Can Death and Dying be funny?
- Bonny Lynn

- Jun 1, 2025
- 2 min read

Death, Dying, and the Odd Girl: A Comedy was born during a season when I lost several loved ones to terminal illness. Thanks to my late father (featured on the left), my family learned to laugh at life, death, and everything in between. That ability has carried the O’Neill family through some tough times and made it all a little more bearable.
Maybe it’s the mental health therapist in me (my day job), but I wanted to explore how people relate to grief and death—without bogging them down or making them avoid the topic altogether. Humor gives heavy topics an entrance into the human psyche in a palatable format. But what kind of story could make death… funny?
An image of a petite young woman attending funerals to face her fears of dying was stuck in my head for weeks. I knew I’d write a story about her, but no plot arrived. Then, in 2021, my mother had a stroke. Once again, my sisters and I found ourselves on hospital rotations. We’d been through it all when Dad passed in 2020, and we were exhausted—but we were also pros at the process.

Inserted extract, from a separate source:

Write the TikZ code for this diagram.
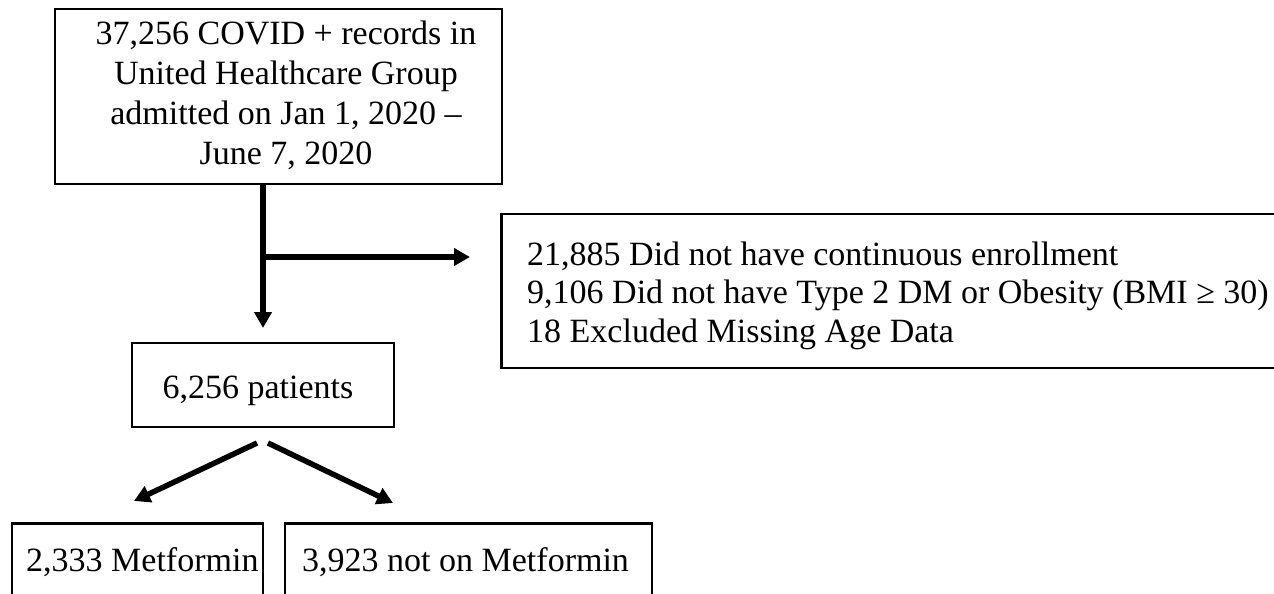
\documentclass[tikz,border=0pt]{standalone}
\usepackage{fontspec}
\setmainfont{Liberation Serif}
\usetikzlibrary{arrows.meta,calc}
\begin{document}
\begin{tikzpicture}[x=1pt,y=-1pt,
  box/.style={draw=black,line width=2.5pt,inner sep=0pt},
  txt/.style={inner sep=0pt,font=\fontsize{34}{40}\selectfont},
  arr/.style={line width=5.5pt,-{Triangle[length=16pt,width=17pt]}}]
\useasboundingbox (0,0) rectangle (1274,594);
\clip (0,0) rectangle (1274,594);
% top box
\node[box,minimum width=447pt,minimum height=175pt] (top) at (278.5,96.5) {};
\node[txt,align=center,anchor=base] (topT) at (286,164)
  {37,256 COVID + records in\\United Healthcare Group\\admitted on Jan 1, 2020 --\\June 7, 2020};
% middle box
\node[box,minimum width=262pt,minimum height=84pt] (mid) at (263,385) {};
\node[txt,anchor=base] (midT) at (258,398) {6,256 patients};
% exclusion box
\node[box,anchor=west,minimum width=800pt,minimum height=154pt] (excl) at (500,291) {};
\node[inner sep=0pt,anchor=base west,align=left,font=\fontsize{34}{38.5}\selectfont] (exclT) at (527,342)
  {21,885 Did not have continuous enrollment\\9,106 Did not have Type 2 DM or Obesity (BMI \symbol{"2265} 30)\\18 Excluded Missing Age Data};
% bottom boxes
\node[box,minimum width=251pt,minimum height=120pt,anchor=north] (met) at (137.5,522) {};
\node[txt,anchor=base west] (metT) at (26,571) {2,333 Metformin};
\node[box,minimum width=367pt,minimum height=120pt,anchor=north] (nomet) at (468.5,522) {};
\node[txt,anchor=base west] (nometT) at (302,571) {3,923 not on Metformin};
% connectors
\coordinate (j) at (263,257);
\coordinate (je) at (470,257);
\coordinate (s1) at (257,443);
\coordinate (e1) at (134,501);
\coordinate (s2) at (268,443);
\coordinate (e2) at (393,503);
\draw[arr] (top.south -| j) -- (j |- 0,328);
\draw[arr] (j) -- (je);
\draw[arr] (s1) -- (e1);
\draw[arr] (s2) -- (e2);
\end{tikzpicture}
\end{document}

One night, it was my turn to stay with Mom. At 10 p.m., she was asleep, and I wasn’t in the mood to watch TV or read. I had a mental itch that needed scratching. I’ve always processed my emotions through writing, so I pulled out my laptop, opened Pages, and just started typing. The first line came out of nowhere:
“The first time I saw Maribeth Graves, she was in a coffin. My coffin.”
That’s all I had. I didn’t know who Maribeth was or who was talking about her. I made a deal with myself: if I got stuck, the only way to un-stick myself was to choose the most ridiculous thing I could think of next. I hammered out the first two chapters that night. It felt good. It was fun. And my emotions were resolved—for the time being.
My main character, Exa Faye Dowden, is a recent widow who joins Maribeth Graves on a quest to find and make peace with the person of Death. Through Exa Faye, readers get to experience grief through snarky wit, a cranky worldview, and a willingness to be adventurous. She’s the key to the question above: Can death and dying be funny? The answer is no—death isn’t funny. It’s painful and hard. But what is funny is us. How we relate and react to death can be humorous. We’re a quirky species, after all.
For the characters, I’ve created fun locations like Poppy’s Pretty Pygmies and Milly’s Ugly Mugs, and even a scene where the main characters attend a funeral that’s also a fair. It’s a weird story—or perhaps “odd” is more appropriate.
I’ve woven in moments from my personal life, altering them to fit the narrative. I think it helps to ground the humor in reality. You might not read the word “death” as much anywhere else, but I promise you’ll also chuckle—and, hopefully, find a little more peace with the losses in your life.